Split Airway Heights council OKs new logo
Even simple expressions of art are subjective.
A divided Airway Heights City Council – a mini-microcosm of the art world – showed that what works for some, doesn’t work for others when the council voted 4-3 in favor of a new city logo. The color design has been showing up on city stationery since it was approved at the April 4 council meeting.
The logo shows a family standing on a path that leads to a housing development. There’s also a tree, a sunrise and a jet in the illustration.
It replaces the logo that had been around for at least two decades, and one where the B-52s were “whited-out” in 1994 after they left Fairchild Air Force Base.
Today’s logo is the perfect picture of Any Town, USA.
But, according to Mayor Dale R. Perry, there is nothing distinctly Airway Heights in the logo. The city of Spokane, for example, displays the Monroe Street Bridge in its logo. A golf course and pine trees make up the Liberty Lake logo.
“The one thing that stands out in Airway Heights is the green and white water tower,” Perry said. “It’s nothing fancy, but it’s something everybody recognizes.”
The water tower didn’t make it into the new logo.
Perry and council members John Holloway and Matthew Pederson voted against the logo. Council members Patrick Rushing, Stacy Daniels, Don Mitchell and Rick Jacks voted for it.
Holloway said he’s not satisfied with the new logo because “it doesn’t adequately portray what we’re trying to portray.” Holloway said he’d have preferred to emphasize the industrial growth of Airway Heights rather than the residential side.
“Housing is not going to be the mainstay of the city,” insisted Holloway, an Airway Heights resident for 31 years.
The logo was created by Gibby Media Group, a Spokane company that began the work at the end of 2004. City Manager Chuck Freeman said the cost was $24,000. He said the city still is figuring out how much money it will take to change stationery, business cards and anything else with the old logo.
Cory Kerr, vice president of production services and one of the designers, said symbolism is displayed throughout the logo. The tree and housing show growth. The family represents community. The jet, which is climbing, represents the upward direction of the city, while the sunrise represents a new day.
Kerr said one of the reasons the water tower was not considered is because it is neither aesthetic nor a recognizable icon, unlike Spokane’s Clock Tower.

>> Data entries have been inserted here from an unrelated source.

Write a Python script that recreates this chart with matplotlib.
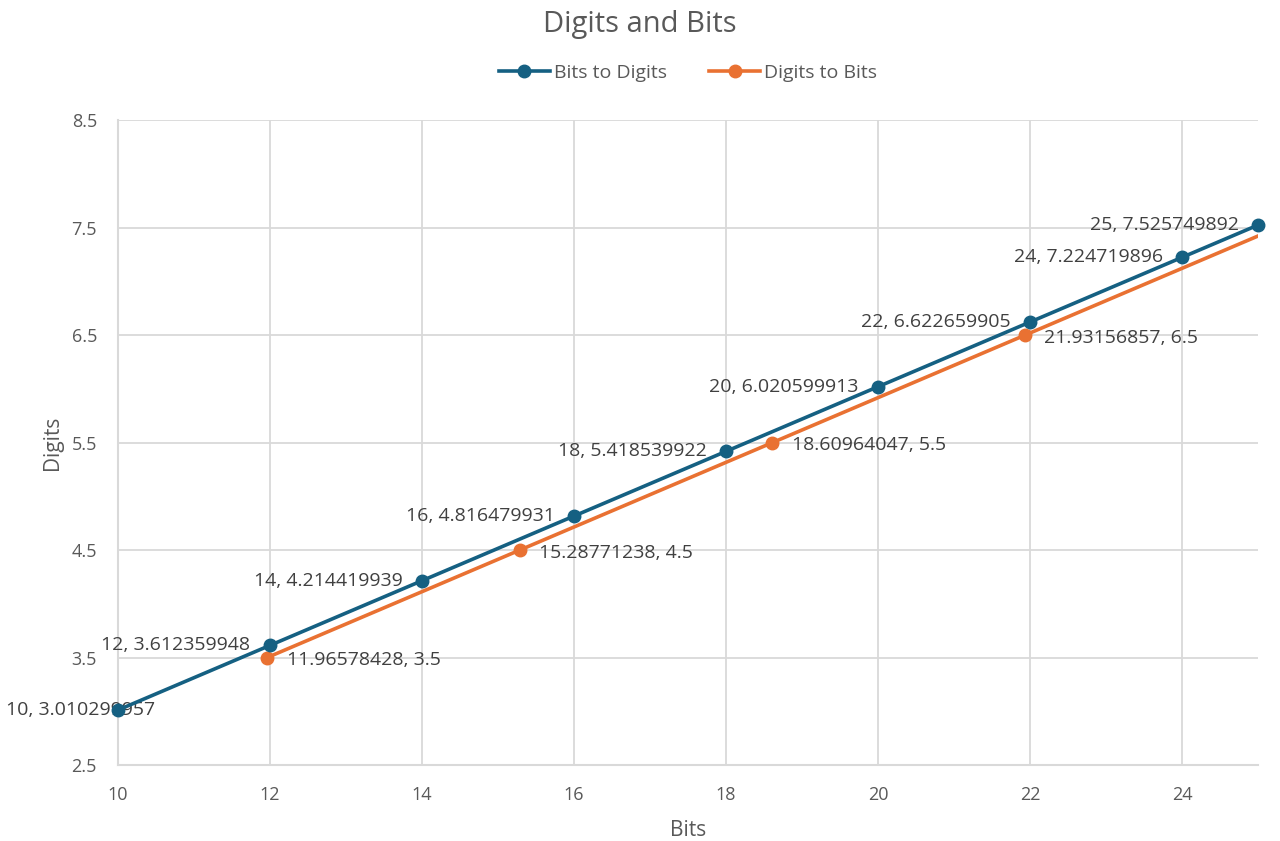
import matplotlib.pyplot as plt

# Bits to Digits series
btd_bits = [10, 12, 14, 16, 18, 20, 22, 24, 25]
btd_digits = [3.010299957, 3.612359948, 4.214419939, 4.816479931, 5.418539922,
              6.020599913, 6.622659905, 7.224719896, 7.525749892]
btd_labels = ["10, 3.010299957", "12, 3.612359948", "14, 4.214419939", "16, 4.816479931",
              "18, 5.418539922", "20, 6.020599913", "22, 6.622659905", "24, 7.224719896",
              "25, 7.525749892"]

# Digits to Bits series (last point falls past the x-axis limit)
dtb_bits = [11.96578428, 15.28771238, 18.60964047, 21.93156857, 25.25349666]
dtb_digits = [3.5, 4.5, 5.5, 6.5, 7.5]
dtb_labels = ["11.96578428, 3.5", "15.28771238, 4.5", "18.60964047, 5.5", "21.93156857, 6.5", None]

x_ticks = [10, 12, 14, 16, 18, 20, 22, 24]
y_ticks = [2.5, 3.5, 4.5, 5.5, 6.5, 7.5, 8.5]

BLUE = "#156082"
ORANGE = "#E97132"
TEXT = "#595959"
LABEL = "#404040"
GRID = "#D9D9D9"

plt.rcParams['font.family'] = ['Open Sans', 'DejaVu Sans']

fig = plt.figure(figsize=(12.8, 8.41), dpi=100)
ax = fig.add_axes([0.092, 0.0904, 0.891, 0.7666])

# blue points sit on the axis edges, so keep their markers whole
ax.plot(btd_bits, btd_digits, color=BLUE, lw=2.6, marker='o', ms=9, label="Bits to Digits",
        zorder=4, clip_on=False)
ax.plot(dtb_bits, dtb_digits, color=ORANGE, lw=2.6, marker='o', ms=9, label="Digits to Bits", zorder=3)

# data labels: blue to the left, orange to the right
for i, (x, y, s) in enumerate(zip(btd_bits, btd_digits, btd_labels)):
    if i == 0:
        # sits under the first marker, as in the original
        ax.annotate(s, (x, y), xytext=(-27, 0), textcoords='offset points',
                    ha='center', va='center', fontsize=14, color=LABEL, zorder=3.5)
    else:
        ax.annotate(s, (x, y), xytext=(-14, 0), textcoords='offset points',
                    ha='right', va='center', fontsize=14, color=LABEL, zorder=5)
for x, y, s in zip(dtb_bits, dtb_digits, dtb_labels):
    if s:
        ax.annotate(s, (x, y), xytext=(14, -2), textcoords='offset points',
                    ha='left', va='center', fontsize=14, color=LABEL, zorder=5)

ax.set_xlim(10, 25)
ax.set_ylim(2.5, 8.5)
ax.set_xticks(x_ticks)
ax.set_yticks(y_ticks)
ax.grid(True, color=GRID, lw=1.3)
ax.set_axisbelow(True)
for side in ['top', 'right']:
    ax.spines[side].set_visible(False)
for side in ['left', 'bottom']:
    ax.spines[side].set_color(GRID)
    ax.spines[side].set_linewidth(1.5)
ax.tick_params(length=0, labelsize=13, colors=TEXT)
ax.tick_params(axis='x', pad=15)
ax.tick_params(axis='y', pad=15)

ax.set_xlabel("Bits", fontsize=15, color=TEXT, labelpad=12)
ax.set_ylabel("Digits", fontsize=15, color=TEXT, labelpad=6)

fig.suptitle("Digits and Bits", x=0.5, y=0.988, fontsize=21, color=TEXT)
ax.legend(loc='lower center', bbox_to_anchor=(0.5, 1.032), ncol=2, frameon=False,
          fontsize=14, labelcolor=TEXT, handlelength=2.6, columnspacing=2.2, handletextpad=0.2)

fig.savefig("out.png", dpi=100)
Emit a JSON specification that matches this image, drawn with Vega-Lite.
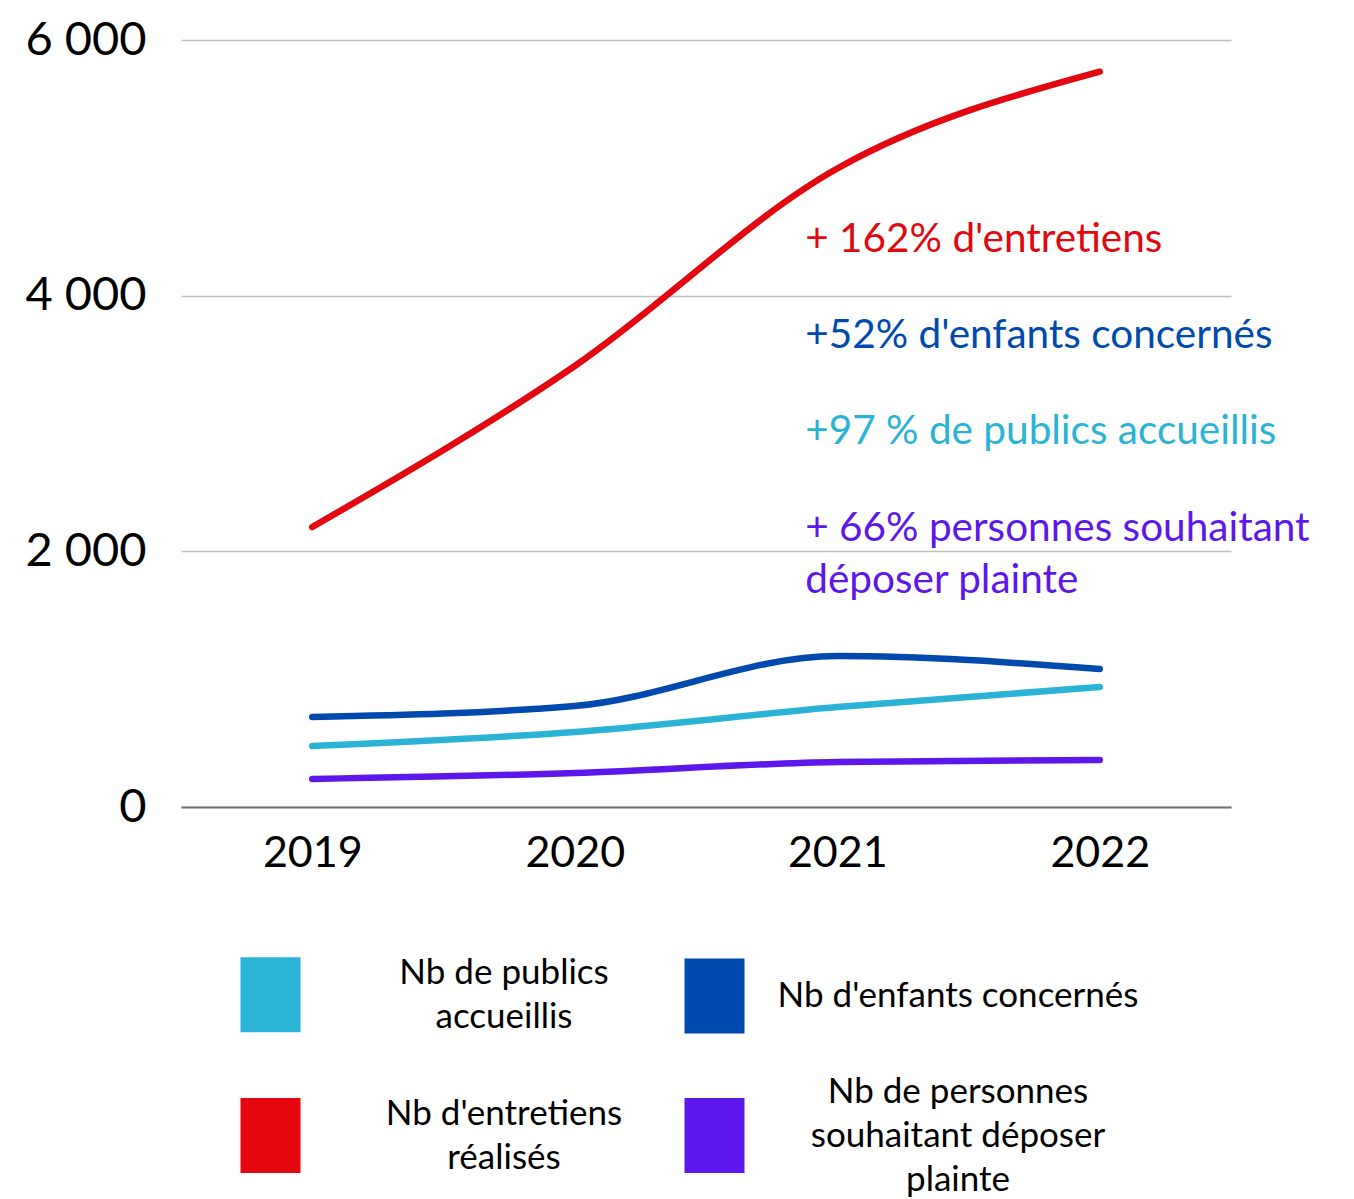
{
  "$schema": "https://vega.github.io/schema/vega-lite/v6.json",
  "autosize": "none",
  "width": 1050,
  "height": 767,
  "padding": {"left": 181, "top": 40, "right": 123, "bottom": 392},
  "background": "white",
  "config": {"view": {"stroke": null}, "font": "Lato"},
  "datasets": {
    "series": [
      {"year": "2019", "serie": "Nb de publics accueillis", "value": 477},
      {"year": "2020", "serie": "Nb de publics accueillis", "value": 587},
      {"year": "2021", "serie": "Nb de publics accueillis", "value": 782},
      {"year": "2022", "serie": "Nb de publics accueillis", "value": 939},
      {"year": "2019", "serie": "Nb d'enfants concernés", "value": 704},
      {"year": "2020", "serie": "Nb d'enfants concernés", "value": 790},
      {"year": "2021", "serie": "Nb d'enfants concernés", "value": 1181},
      {"year": "2022", "serie": "Nb d'enfants concernés", "value": 1080},
      {"year": "2019", "serie": "Nb d'entretiens réalisés", "value": 2190},
      {"year": "2020", "serie": "Nb d'entretiens réalisés", "value": 3450},
      {"year": "2021", "serie": "Nb d'entretiens réalisés", "value": 4995},
      {"year": "2022", "serie": "Nb d'entretiens réalisés", "value": 5752},
      {"year": "2019", "serie": "Nb de personnes souhaitant déposer plainte", "value": 219},
      {"year": "2020", "serie": "Nb de personnes souhaitant déposer plainte", "value": 266},
      {"year": "2021", "serie": "Nb de personnes souhaitant déposer plainte", "value": 352},
      {"year": "2022", "serie": "Nb de personnes souhaitant déposer plainte", "value": 368}
    ],
    "notes": [
      {"year": "2021", "value": 4342, "label": "+ 162% d'entretiens", "serie": "Nb d'entretiens réalisés"},
      {"year": "2021", "value": 3591, "label": "+52% d'enfants concernés", "serie": "Nb d'enfants concernés"},
      {"year": "2021", "value": 2840, "label": "+97 % de publics accueillis", "serie": "Nb de publics accueillis"},
      {"year": "2021", "value": 2081, "label": "+ 66% personnes souhaitant", "serie": "Nb de personnes souhaitant déposer plainte"},
      {"year": "2021", "value": 1674, "label": "déposer plainte", "serie": "Nb de personnes souhaitant déposer plainte"}
    ]
  },
  "layer": [
    {
      "data": {"name": "series"},
      "mark": {"type": "line", "interpolate": "monotone", "strokeWidth": 6.5, "strokeCap": "round", "strokeJoin": "round"},
      "encoding": {
        "x": {
          "field": "year", "type": "ordinal",
          "scale": {"type": "point", "padding": 0.5},
          "axis": {
            "title": null, "labelAngle": 0, "labelFontSize": 43, "labelColor": "#000000",
            "labelPadding": 25, "ticks": false, "domainColor": "#6e6e6e", "domainWidth": 2,
            "grid": false, "labelFont": "Lato"
          }
        },
        "y": {
          "field": "value", "type": "quantitative",
          "scale": {"domain": [0, 6000], "nice": false},
          "axis": {
            "title": null, "values": [0, 2000, 4000, 6000],
            "labelExpr": "replace(format(datum.value, ','), ',', ' ')",
            "labelFontSize": 47, "labelColor": "#000000", "labelPadding": 35,
            "ticks": false, "domain": false, "gridColor": "#c0c0c0", "gridWidth": 1.5,
            "labelFont": "Lato"
          }
        },
        "color": {
          "field": "serie", "type": "nominal",
          "scale": {
            "domain": ["Nb de publics accueillis", "Nb d'enfants concernés", "Nb d'entretiens réalisés", "Nb de personnes souhaitant déposer plainte"],
            "range": ["#2BB3D6", "#004AAD", "#E3070F", "#5E17EB"]
          },
          "legend": {
            "orient": "none", "legendX": 52, "legendY": 917, "direction": "horizontal",
            "title": null, "columns": 2, "columnPadding": 54, "rowPadding": 39,
            "symbolType": "M-0.8,-1H0.8V1H-0.8Z", "symbolSize": 5625, "symbolStrokeWidth": 0,
            "symbolOpacity": 1,
            "labelFontSize": 35, "labelFont": "Lato", "labelColor": "#000000", "labelAlign": "center",
            "labelOffset": 199, "labelLimit": 600,
            "labelExpr": "datum.label == 'Nb de publics accueillis' ? ['Nb de publics', 'accueillis'] : datum.label == \"Nb d'entretiens réalisés\" ? [\"Nb d'entretiens\", 'réalisés'] : datum.label == 'Nb de personnes souhaitant déposer plainte' ? ['Nb de personnes', 'souhaitant déposer', 'plainte'] : datum.label",
            "encode": {"labels": {"update": {
              "lineHeight": {"value": 44},
              "dy": {"signal": "datum.label == 'Nb de personnes souhaitant déposer plainte' ? -44 : datum.label == \"Nb d'enfants concernés\" ? 0 : -22"},
              "dx": {"signal": "datum.label == 'Nb de personnes souhaitant déposer plainte' || datum.label == \"Nb d'enfants concernés\" ? 7 : -3"}
            }}}
          }
        }
      }
    },
    {
      "data": {"name": "notes"},
      "mark": {"type": "text", "align": "left", "baseline": "alphabetic", "fontSize": 40.5, "dx": -32, "font": "Lato"},
      "encoding": {
        "x": {"field": "year", "type": "ordinal"},
        "y": {"field": "value", "type": "quantitative"},
        "text": {"field": "label"},
        "color": {"field": "serie", "type": "nominal", "legend": null}
      }
    }
  ]
}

Northern Quest Casino, meanwhile, which helped bring people to Airway Heights since opening in December 2000, also wasn’t considered for the logo. Kerr said too many people have different views of the casino.
He said the logo is meant to convey a message and not promote a business.
Rushing, who backed the logo change, said it does indeed give a sense of Airway Heights’ pathway to the future.
“Showing the water tower… . That’s not acceptable,” he said.
The design also is being coordinated with new signs planned for the city’s 50th anniversary celebration.
Spokane county commissioners declared the town incorporated on April 19, 1955. Freeman said $50,000 has been set aside for the celebration, including $30,000 for new welcome signs at U.S. Highway 2 and Craig Road, and at Highway 2 and Hayden Road.